■ REQUEST
Nothing in the data should change when you return it, but leave the pictures out.

## start DATA EXTRACT

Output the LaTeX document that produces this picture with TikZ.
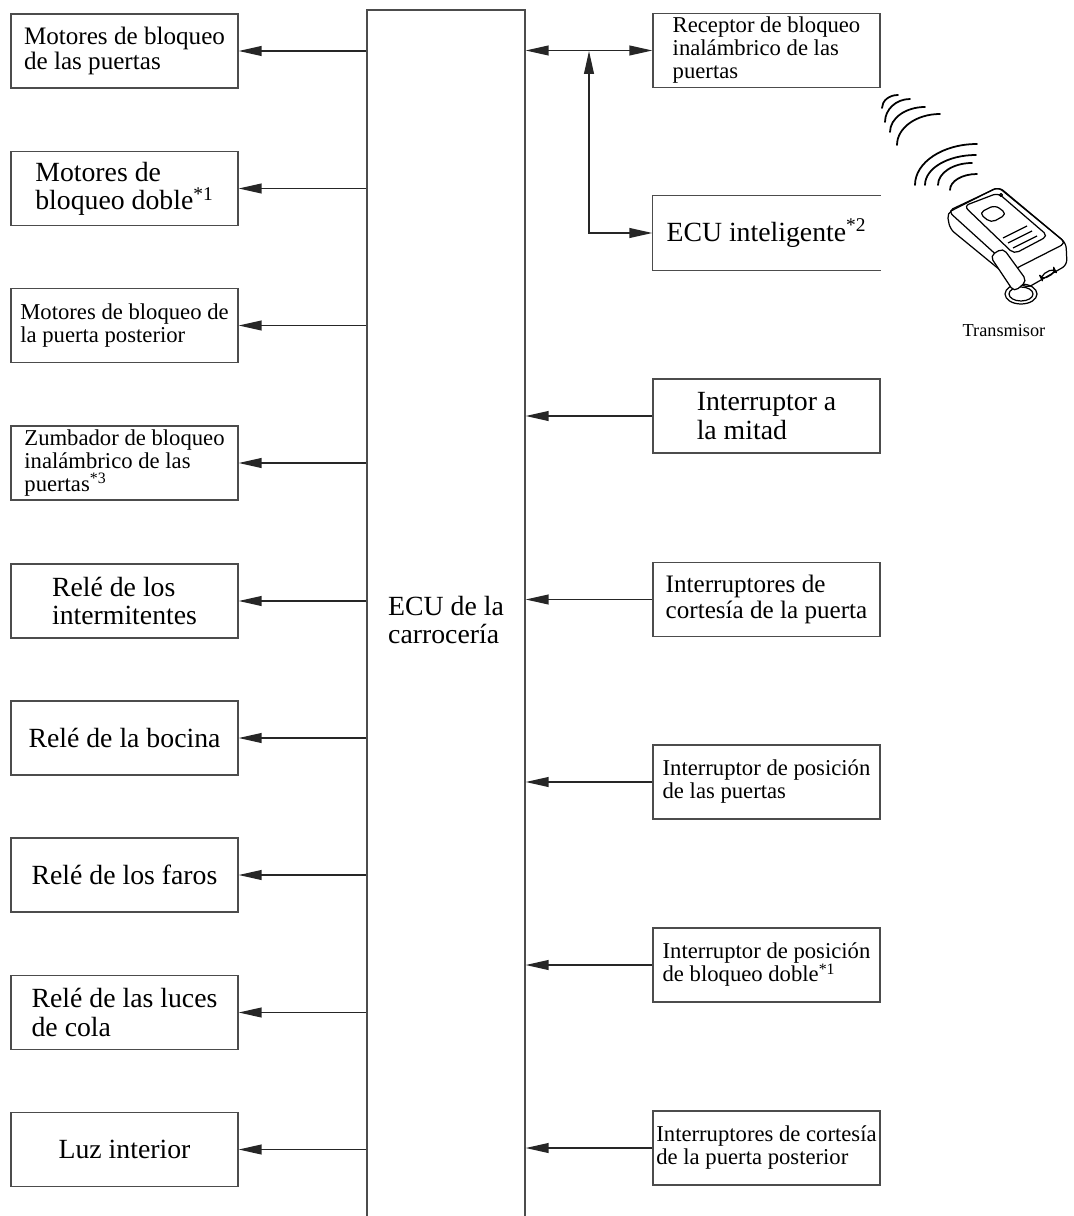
\documentclass[tikz,border=0pt]{standalone}
\usepackage{fontspec}
\setmainfont{Liberation Serif}
\usetikzlibrary{arrows.meta}
\tikzset{
  >={Triangle[length=13pt,width=5.6pt]},
  box/.style={draw=black!70, line width=0.8pt, minimum width=4.54cm,
              minimum height=1.48cm, align=left, inner sep=0pt},
  ecubox/.style={draw=black!70, line width=0.8pt, minimum width=3.16cm,
                 minimum height=24.4cm, align=left, inner sep=0pt},
  fbig/.style={font=\fontsize{15.8}{16}\selectfont},
  fmid/.style={font=\fontsize{14.3}{14.4}\selectfont},
  fsml/.style={font=\fontsize{12.9}{13.1}\selectfont},
  flow/.style={line width=0.7pt, black!85},
  wave/.style={line width=1pt, line cap=round},
  fob/.style={line width=0.7pt, rounded corners=3, line join=round}
}

\begin{document}
\begin{tikzpicture}[x=0.02cm, y=-0.02cm]
  \clip (0,0) rectangle (1074,1216);
  % body ECU, open at the bottom
  \node[ecubox, fbig] (ecu) at (446,620) {ECU de la\\carrocería};

  % outputs
  \node[box, fmid] (mot)    at (124.5,51)    {Motores de bloqueo\\de las puertas};
  \node[box, fbig] (dbl)    at (124.5,188.5) {Motores de\\bloqueo doble\textsuperscript{*1}};
  \node[box, fsml] (post)   at (124.5,325.5) {Motores de bloqueo de\\la puerta posterior};
  \node[box, fsml] (zumb)   at (124.5,463)   {Zumbador de bloqueo\\inalámbrico de las\\puertas\textsuperscript{*3}};
  \node[box, fbig] (interm) at (124.5,601)   {Relé de los\\intermitentes};
  \node[box, fbig] (bocina) at (124.5,738)   {Relé de la bocina};
  \node[box, fbig] (faros)  at (124.5,875)   {Relé de los faros};
  \node[box, fbig] (cola)   at (124.5,1012.5){Relé de las luces\\de cola};
  \node[box, fbig] (luz)    at (124.5,1149.5){Luz interior};

  % inputs
  \node[box, fsml] (rec)      at (766.5,50.5) {Receptor de bloqueo\\inalámbrico de las\\puertas};
  \node[box, fbig, draw=none] (intel) at (766.5,233) {ECU inteligente\textsuperscript{*2}};
  \node[box, fbig] (mitad)    at (766.5,416)  {Interruptor a\\la mitad};
  \node[box, fmid] (cort)     at (766.5,599.5){Interruptores de\\cortesía de la puerta};
  \node[box, fsml] (pos)      at (766.5,782)  {Interruptor de posición\\de las puertas};
  \node[box, fsml] (posdbl)   at (766.5,965)  {Interruptor de posición\\de bloqueo doble\textsuperscript{*1}};
  \node[box, fsml] (cortpost) at (766.5,1148) {Interruptores de cortesía\\de la puerta posterior};
  \draw[draw=black!70, line width=0.8pt] (intel.north east) -- (intel.north west)
    -- (intel.south west) -- (intel.south east);

  \foreach \n in {mot,dbl,post,zumb,interm,bocina,faros,cola,luz}
    \draw[flow, ->] (ecu.west |- \n.east) -- (\n.east);
  \foreach \n in {mitad,cort,pos,posdbl,cortpost}
    \draw[flow, ->] (\n.west) -- (ecu.east |- \n.west);

  % receiver link and smart ECU branch
  \coordinate (j) at (589,51);
  \draw[flow, <->] (ecu.east |- rec.west) -- (rec.west);
  \draw[flow, <->] (j) -- (j |- intel.west) -- (intel.west);

  % radio waves
  \foreach \cx/\cy/\rx/\ry in {898/108/16/13, 910/122/25/23, 925/132/35/25, 940/145/43/31,
                               977/185/62/41, 976/185/51/30, 972/185/34/22, 977/190/27/16}
    \draw[wave] (\cx-\rx,\cy) arc[start angle=180, end angle=270, x radius=\rx, y radius=\ry];

  % key fob
  \begin{scope}[fob]
    \draw[fill=white] (947,213) -- (998,187) -- (1066,243) -- (1067,265) -- (1027,288)
      -- (1000,270) -- (950,229) -- cycle;
    \draw (948,211) -- (999,187) -- (1066,243) -- (1013,270) -- cycle;
    \draw (964,206) -- (998,193) -- (1048,236) -- (1014,254) -- cycle;
    \draw (979,213) -- (995,205) -- (1007,214) -- (991,223) -- cycle;
    \draw (1003,238) -- (1027,226) (1008,243) -- (1032,231) (1013,248) -- (1037,236);
    \draw (1021,294) ellipse[x radius=16, y radius=10];
    \draw (1021,294) ellipse[x radius=12, y radius=7];
    \draw[fill=white] (990,256) -- (1003,248) -- (1027,281) -- (1014,292) -- cycle;
    \draw (1040,276) -- (1054,268) -- (1056,272) -- (1042,280) -- cycle;
    \draw (1001,195) circle[radius=1.5];
  \end{scope}
  \node[font=\fontsize{10.4}{11}\selectfont] (tx) at (1004,331) {Transmisor};
\end{tikzpicture}
\end{document}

## end DATA EXTRACT

■ CORRECT OUTPUT
Output the LaTeX document that produces this picture with TikZ.
\documentclass[tikz,border=0pt]{standalone}
\usepackage{fontspec}
\setmainfont{Liberation Serif}
\usetikzlibrary{arrows.meta}
\tikzset{
  >={Triangle[length=13pt,width=5.6pt]},
  box/.style={draw=black!70, line width=0.8pt, minimum width=4.54cm,
              minimum height=1.48cm, align=left, inner sep=0pt},
  ecubox/.style={draw=black!70, line width=0.8pt, minimum width=3.16cm,
                 minimum height=24.4cm, align=left, inner sep=0pt},
  fbig/.style={font=\fontsize{15.8}{16}\selectfont},
  fmid/.style={font=\fontsize{14.3}{14.4}\selectfont},
  fsml/.style={font=\fontsize{12.9}{13.1}\selectfont},
  flow/.style={line width=0.7pt, black!85},
  wave/.style={line width=1pt, line cap=round},
  fob/.style={line width=0.7pt, rounded corners=3, line join=round}
}

\begin{document}
\begin{tikzpicture}[x=0.02cm, y=-0.02cm]
  \clip (0,0) rectangle (1074,1216);
  % body ECU, open at the bottom
  \node[ecubox, fbig] (ecu) at (446,620) {ECU de la\\carrocería};

  % outputs
  \node[box, fmid] (mot)    at (124.5,51)    {Motores de bloqueo\\de las puertas};
  \node[box, fbig] (dbl)    at (124.5,188.5) {Motores de\\bloqueo doble\textsuperscript{*1}};
  \node[box, fsml] (post)   at (124.5,325.5) {Motores de bloqueo de\\la puerta posterior};
  \node[box, fsml] (zumb)   at (124.5,463)   {Zumbador de bloqueo\\inalámbrico de las\\puertas\textsuperscript{*3}};
  \node[box, fbig] (interm) at (124.5,601)   {Relé de los\\intermitentes};
  \node[box, fbig] (bocina) at (124.5,738)   {Relé de la bocina};
  \node[box, fbig] (faros)  at (124.5,875)   {Relé de los faros};
  \node[box, fbig] (cola)   at (124.5,1012.5){Relé de las luces\\de cola};
  \node[box, fbig] (luz)    at (124.5,1149.5){Luz interior};

  % inputs
  \node[box, fsml] (rec)      at (766.5,50.5) {Receptor de bloqueo\\inalámbrico de las\\puertas};
  \node[box, fbig, draw=none] (intel) at (766.5,233) {ECU inteligente\textsuperscript{*2}};
  \node[box, fbig] (mitad)    at (766.5,416)  {Interruptor a\\la mitad};
  \node[box, fmid] (cort)     at (766.5,599.5){Interruptores de\\cortesía de la puerta};
  \node[box, fsml] (pos)      at (766.5,782)  {Interruptor de posición\\de las puertas};
  \node[box, fsml] (posdbl)   at (766.5,965)  {Interruptor de posición\\de bloqueo doble\textsuperscript{*1}};
  \node[box, fsml] (cortpost) at (766.5,1148) {Interruptores de cortesía\\de la puerta posterior};
  \draw[draw=black!70, line width=0.8pt] (intel.north east) -- (intel.north west)
    -- (intel.south west) -- (intel.south east);

  \foreach \n in {mot,dbl,post,zumb,interm,bocina,faros,cola,luz}
    \draw[flow, ->] (ecu.west |- \n.east) -- (\n.east);
  \foreach \n in {mitad,cort,pos,posdbl,cortpost}
    \draw[flow, ->] (\n.west) -- (ecu.east |- \n.west);

  % receiver link and smart ECU branch
  \coordinate (j) at (589,51);
  \draw[flow, <->] (ecu.east |- rec.west) -- (rec.west);
  \draw[flow, <->] (j) -- (j |- intel.west) -- (intel.west);

  % radio waves
  \foreach \cx/\cy/\rx/\ry in {898/108/16/13, 910/122/25/23, 925/132/35/25, 940/145/43/31,
                               977/185/62/41, 976/185/51/30, 972/185/34/22, 977/190/27/16}
    \draw[wave] (\cx-\rx,\cy) arc[start angle=180, end angle=270, x radius=\rx, y radius=\ry];

  % key fob
  \begin{scope}[fob]
    \draw[fill=white] (947,213) -- (998,187) -- (1066,243) -- (1067,265) -- (1027,288)
      -- (1000,270) -- (950,229) -- cycle;
    \draw (948,211) -- (999,187) -- (1066,243) -- (1013,270) -- cycle;
    \draw (964,206) -- (998,193) -- (1048,236) -- (1014,254) -- cycle;
    \draw (979,213) -- (995,205) -- (1007,214) -- (991,223) -- cycle;
    \draw (1003,238) -- (1027,226) (1008,243) -- (1032,231) (1013,248) -- (1037,236);
    \draw (1021,294) ellipse[x radius=16, y radius=10];
    \draw (1021,294) ellipse[x radius=12, y radius=7];
    \draw[fill=white] (990,256) -- (1003,248) -- (1027,281) -- (1014,292) -- cycle;
    \draw (1040,276) -- (1054,268) -- (1056,272) -- (1042,280) -- cycle;
    \draw (1001,195) circle[radius=1.5];
  \end{scope}
  \node[font=\fontsize{10.4}{11}\selectfont] (tx) at (1004,331) {Transmisor};
\end{tikzpicture}
\end{document}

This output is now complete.